* **RAW RECORDS**
* * *

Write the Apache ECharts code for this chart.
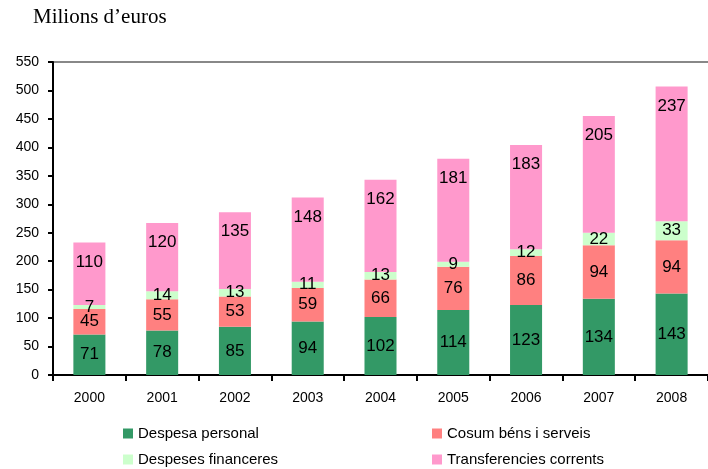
<!DOCTYPE html>
<html>
<head>
<meta charset="utf-8">
<script src="https://cdn.jsdelivr.net/npm/echarts@6/dist/echarts.min.js"></script>
<style>
  html, body { margin: 0; padding: 0; background: #fff; }
  #chart { width: 708px; height: 469px; }
</style>
</head>
<body>
<div id="chart"></div>
<script>
// years on the x axis
const years = ['2000', '2001', '2002', '2003', '2004', '2005', '2006', '2007', '2008'];

// stacked series, bottom to top
const despesaPersonal = [71, 78, 85, 94, 102, 114, 123, 134, 143];
const cosumBens = [45, 55, 53, 59, 66, 76, 86, 94, 94];
const despesesFinanceres = [7, 14, 13, 11, 13, 9, 12, 22, 33];
const transferencies = [110, 120, 135, 148, 162, 181, 183, 205, 237];

const seriesNames = ['Despesa personal', 'Cosum béns i serveis', 'Despeses financeres', 'Transferencies corrents'];
const seriesColors = ['#339966', '#ff8080', '#ccffcc', '#ff99cc'];

const chart = echarts.init(document.getElementById('chart'));

function makeSeries(name, data, color, labelPos) {
  return {
    name: name,
    type: 'bar',
    stack: 'total',
    barWidth: '44%',
    data: data,
    itemStyle: { color: color },
    label: {
      show: true,
      position: labelPos || 'inside',
      distance: 11,
      color: '#000',
      fontFamily: 'Liberation Sans',
      fontSize: 17,
    },
  };
}

const option = {
  animation: false,
  title: {
    text: 'Milions d\u2019euros',
    left: 28,
    top: 2,
    textStyle: {
      fontFamily: 'Liberation Serif',
      fontWeight: 'normal',
      fontSize: 21,
      color: '#000',
    },
  },
  grid: {
    left: 53,
    right: 0,
    top: 62,
    bottom: 94,
  },
  xAxis: {
    type: 'category',
    data: years,
    axisLine: { lineStyle: { color: '#000', width: 2 } },
    axisTick: { show: true, alignWithLabel: false, length: 6, lineStyle: { color: '#000', width: 2 } },
    axisLabel: { color: '#000', fontFamily: 'Liberation Sans', fontSize: 14, margin: 16 },
  },
  yAxis: {
    type: 'value',
    min: 0,
    max: 550,
    interval: 50,
    axisLine: { show: true, lineStyle: { color: '#000', width: 2 } },
    axisTick: { show: true, length: 5, lineStyle: { color: '#000', width: 2 } },
    axisLabel: { color: '#000', fontFamily: 'Liberation Sans', fontSize: 14, margin: 14 },
    splitLine: { show: false },
  },
  graphic: [
    {
      type: 'line',
      shape: { x1: 53, y1: 62, x2: 708, y2: 62 },
      style: { stroke: '#888', lineWidth: 2 },
      z: -1,
    },
  ],
  series: [
    makeSeries(seriesNames[0], despesaPersonal, seriesColors[0]),
    makeSeries(seriesNames[1], cosumBens, seriesColors[1]),
    makeSeries(seriesNames[2], despesesFinanceres, seriesColors[2]),
    makeSeries(seriesNames[3], transferencies, seriesColors[3], 'insideTop'),
  ],
};

// two-column legend, built as separate legend components
const legendPos = [
  { left: 118, top: 421 },
  { left: 427, top: 421 },
  { left: 118, top: 447 },
  { left: 427, top: 447 },
];
option.legend = seriesNames.map((name, i) => ({
  data: [name],
  left: legendPos[i].left,
  top: legendPos[i].top,
  icon: 'rect',
  itemWidth: 10,
  itemHeight: 10,
  itemGap: 4,
  textStyle: { color: '#000', fontFamily: 'Liberation Sans', fontSize: 15 },
  selectedMode: false,
}));

chart.setOption(option);
</script>
</body>
</html>
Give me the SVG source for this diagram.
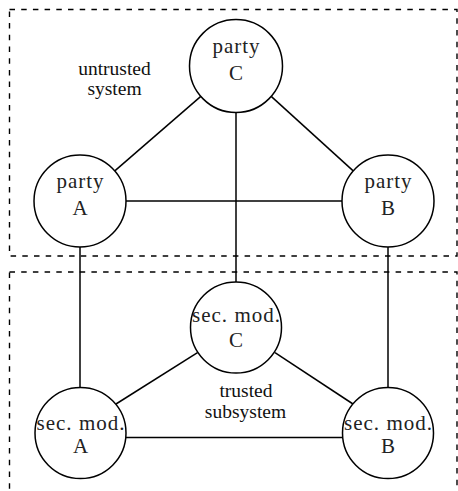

* * *

* **WORK TO COMPLETE**
Copy the whole listing above word for word but do not carry over the pictures.

* **TASK SOLUTION**
Write the Apache ECharts code for this chart.
<!DOCTYPE html>
<html>
<head>
<meta charset="utf-8">
<script src="https://cdn.jsdelivr.net/npm/echarts@6/dist/echarts.min.js"></script>
<style>
  html, body { margin: 0; padding: 0; background: #fff; }
  #chart { width: 708px; height: 469px; }
</style>
</head>
<body>
<div id="chart"></div>
<script>
// years on the x axis
const years = ['2000', '2001', '2002', '2003', '2004', '2005', '2006', '2007', '2008'];

// stacked series, bottom to top
const despesaPersonal = [71, 78, 85, 94, 102, 114, 123, 134, 143];
const cosumBens = [45, 55, 53, 59, 66, 76, 86, 94, 94];
const despesesFinanceres = [7, 14, 13, 11, 13, 9, 12, 22, 33];
const transferencies = [110, 120, 135, 148, 162, 181, 183, 205, 237];

const seriesNames = ['Despesa personal', 'Cosum béns i serveis', 'Despeses financeres', 'Transferencies corrents'];
const seriesColors = ['#339966', '#ff8080', '#ccffcc', '#ff99cc'];

const chart = echarts.init(document.getElementById('chart'));

function makeSeries(name, data, color, labelPos) {
  return {
    name: name,
    type: 'bar',
    stack: 'total',
    barWidth: '44%',
    data: data,
    itemStyle: { color: color },
    label: {
      show: true,
      position: labelPos || 'inside',
      distance: 11,
      color: '#000',
      fontFamily: 'Liberation Sans',
      fontSize: 17,
    },
  };
}

const option = {
  animation: false,
  title: {
    text: 'Milions d\u2019euros',
    left: 28,
    top: 2,
    textStyle: {
      fontFamily: 'Liberation Serif',
      fontWeight: 'normal',
      fontSize: 21,
      color: '#000',
    },
  },
  grid: {
    left: 53,
    right: 0,
    top: 62,
    bottom: 94,
  },
  xAxis: {
    type: 'category',
    data: years,
    axisLine: { lineStyle: { color: '#000', width: 2 } },
    axisTick: { show: true, alignWithLabel: false, length: 6, lineStyle: { color: '#000', width: 2 } },
    axisLabel: { color: '#000', fontFamily: 'Liberation Sans', fontSize: 14, margin: 16 },
  },
  yAxis: {
    type: 'value',
    min: 0,
    max: 550,
    interval: 50,
    axisLine: { show: true, lineStyle: { color: '#000', width: 2 } },
    axisTick: { show: true, length: 5, lineStyle: { color: '#000', width: 2 } },
    axisLabel: { color: '#000', fontFamily: 'Liberation Sans', fontSize: 14, margin: 14 },
    splitLine: { show: false },
  },
  graphic: [
    {
      type: 'line',
      shape: { x1: 53, y1: 62, x2: 708, y2: 62 },
      style: { stroke: '#888', lineWidth: 2 },
      z: -1,
    },
  ],
  series: [
    makeSeries(seriesNames[0], despesaPersonal, seriesColors[0]),
    makeSeries(seriesNames[1], cosumBens, seriesColors[1]),
    makeSeries(seriesNames[2], despesesFinanceres, seriesColors[2]),
    makeSeries(seriesNames[3], transferencies, seriesColors[3], 'insideTop'),
  ],
};

// two-column legend, built as separate legend components
const legendPos = [
  { left: 118, top: 421 },
  { left: 427, top: 421 },
  { left: 118, top: 447 },
  { left: 427, top: 447 },
];
option.legend = seriesNames.map((name, i) => ({
  data: [name],
  left: legendPos[i].left,
  top: legendPos[i].top,
  icon: 'rect',
  itemWidth: 10,
  itemHeight: 10,
  itemGap: 4,
  textStyle: { color: '#000', fontFamily: 'Liberation Sans', fontSize: 15 },
  selectedMode: false,
}));

chart.setOption(option);
</script>
</body>
</html>
Give me the SVG source for this diagram.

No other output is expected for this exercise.